Microsoft has unveiled its latest AI accelerator for inference and token generation, the Maia 200. Built on TSMC's 3nm process with native FP8 and FP4 tensor cores, and an overhauled memory system featuring 216GB of HBM3e at 7 TB/s and 272MB of on-chip SRAM, Microsoft described the Maia 200 as the "most performant, first-party silicon from any hyperscaler."

And with that, Microsoft claims three times the FP4 performance of Amazon's third-generation Trainium accelerator, with faster FP8 performance than Google's seventh-gen TPU. Microsoft adds that the Maia 200 is its most efficient AI inference accelerator to date, boasting 30% better performance-per-dollar than the "latest generation hardware" it currently deploys.
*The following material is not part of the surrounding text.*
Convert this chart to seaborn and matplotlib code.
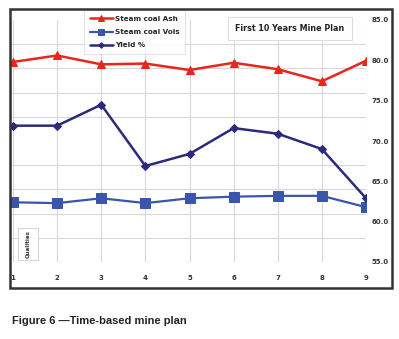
import matplotlib
matplotlib.use("Agg")
import matplotlib.pyplot as plt
import seaborn as sns
import pandas as pd
from matplotlib.patches import Rectangle
from matplotlib.ticker import FixedLocator, FormatStrFormatter

years = [1, 2, 3, 4, 5, 6, 7, 8, 9]
ash = [79.8, 80.6, 79.5, 79.6, 78.8, 79.7, 78.9, 77.4, 79.95]
vols = [62.4, 62.3, 62.9, 62.3, 62.9, 63.1, 63.2, 63.2, 61.8]
yield_pct = [71.9, 71.9, 74.5, 66.9, 68.4, 71.6, 70.9, 69.0, 62.9]
series_names = ["Steam coal Ash", "Steam coal Vols", "Yield %"]
y_ticks = [55, 60, 65, 70, 75, 80, 85]

sns.set_style("white")
W, H = 399, 339
fig = plt.figure(figsize=(W / 100, H / 100), dpi=100)
ax = fig.add_axes([10 / W, 1 - 262 / H, (366 - 10) / W, (262 - 20) / H])

styles = [
    (ash, "#E8261C", "^", 6.0, 1.8),
    (vols, "#3A55A9", "s", 6.5, 1.6),
    (yield_pct, "#2B2A7C", "D", 4.0, 1.8),
]
for name, (vals, col, mk, ms, lw) in zip(series_names, styles):
    df = pd.DataFrame({"x": years, "y": vals})
    sns.lineplot(data=df, x="x", y="y", ax=ax, color=col, marker=mk,
                 markersize=ms, markeredgecolor=col, linewidth=lw,
                 label=name, zorder=3)

ax.set_xlim(1 - 3 / 44, 9)
ax.set_ylim(55, 85)
for s in ax.spines.values():
    s.set_visible(False)
ax.set_xlabel("")
ax.set_ylabel("")
ax.yaxis.tick_right()
ax.set_yticks(y_ticks)
ax.yaxis.set_major_formatter(FormatStrFormatter("%.1f"))
ax.yaxis.set_minor_locator(FixedLocator([55 + 3 * k for k in range(11)]))
ax.set_xticks(years)
ax.grid(False)
ax.grid(True, which="minor", axis="y", color="#d8d8d8", linewidth=0.8)
ax.grid(True, which="major", axis="x", color="#d8d8d8", linewidth=0.8)
ax.tick_params(axis="y", which="both", length=0, pad=4, labelsize=5, labelcolor="#333333")
ax.tick_params(axis="x", which="both", length=0, pad=9, labelsize=5, labelcolor="#333333")
for t in ax.get_xticklabels() + ax.get_yticklabels():
    t.set_fontweight("bold")

leg = ax.legend(loc="upper left", bbox_to_anchor=(84 / W, 1 - 10 / H),
                bbox_transform=fig.transFigure, frameon=True, fancybox=False,
                prop={"size": 5.2, "weight": "bold"}, handlelength=3.2,
                borderpad=0.8, labelspacing=1.0, handletextpad=0.3,
                borderaxespad=0, markerscale=0.7)
leg.get_frame().set_edgecolor("#dddddd")
leg.get_frame().set_linewidth(0.8)

fig.text(290 / W, 1 - 28.5 / H, "First 10 Years Mine Plan", ha="center", va="center",
         fontsize=5.8, fontweight="bold", color="#222222",
         bbox=dict(boxstyle="square,pad=0.9", facecolor="white", edgecolor="#dddddd", linewidth=0.8))

fig.patches.append(Rectangle((18 / W, 1 - 260 / H), 20 / W, 32 / H,
                             transform=fig.transFigure, facecolor="white",
                             edgecolor="#cccccc", linewidth=0.6, zorder=5))
fig.text(28 / W, 1 - 244 / H, "Qualities", ha="center", va="center", rotation=90,
         fontsize=4, fontweight="bold", color="#333333", zorder=6)

fig.patches.append(Rectangle((10 / W, 1 - 288 / H), (392 - 10) / W, (288 - 9) / H,
                             transform=fig.transFigure, fill=False, edgecolor="#333333",
                             linewidth=1.8, zorder=10))

fig.text(12 / W, 1 - 321 / H, "Figure 6 \u2014Time-based mine plan", ha="left", va="center",
         fontsize=8, fontweight="bold", family="Liberation Sans", color="#222222")

fig.savefig("out.png", dpi=100)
Set to become part of the company's AI infrastructure, Maia 200 will power the latest GPT-5.2 models from OpenAI, Microsoft Foundry, and Microsoft 365 Copilot. The company will also leverage Maia 200 to train next-gen in-house models using synthetic data.
- Read more: Microsoft lifts the lid on its new AI chip, Maia 100, up to 700W TDP, built for large-scale AI
Microsoft has confirmed that Maia 200 has already been deployed in its US Central datacenter near Des Moines, Iowa, and its US West 3 datacenter near Phoenix, Arizona, seamlessly integrating with Azure. A closer look at the Maia 200's specs reveals that its TSMC 3nm process packs over 140 billion transistors and delivers over 10 petaFLOPS in 4-bit precision (FP4) and over 5 petaFLOPS in 8-bit precision (FP8), while carrying a 750W SoC TDP.
And of course, multiple Maia 200 chips deliver scalable performance with Microsoft confirming clusters of up to 6,144 accelerators - each with 2.8 TB/s of bidirectional bandwidth. As part of the announcement, Microsoft is formally inviting developers, AI startups, and academics to begin using Maia 200 through a preview program of its SDK.
"Our Maia AI accelerator program is designed to be multi-generational," Scott Guthrie, Microsoft Executive Vice President for Cloud and AI, writes. "As we deploy Maia 200 across our global infrastructure, we are already designing for future generations and expect each generation will continually set new benchmarks for what's possible and deliver ever better performance and efficiency for the most important AI workloads."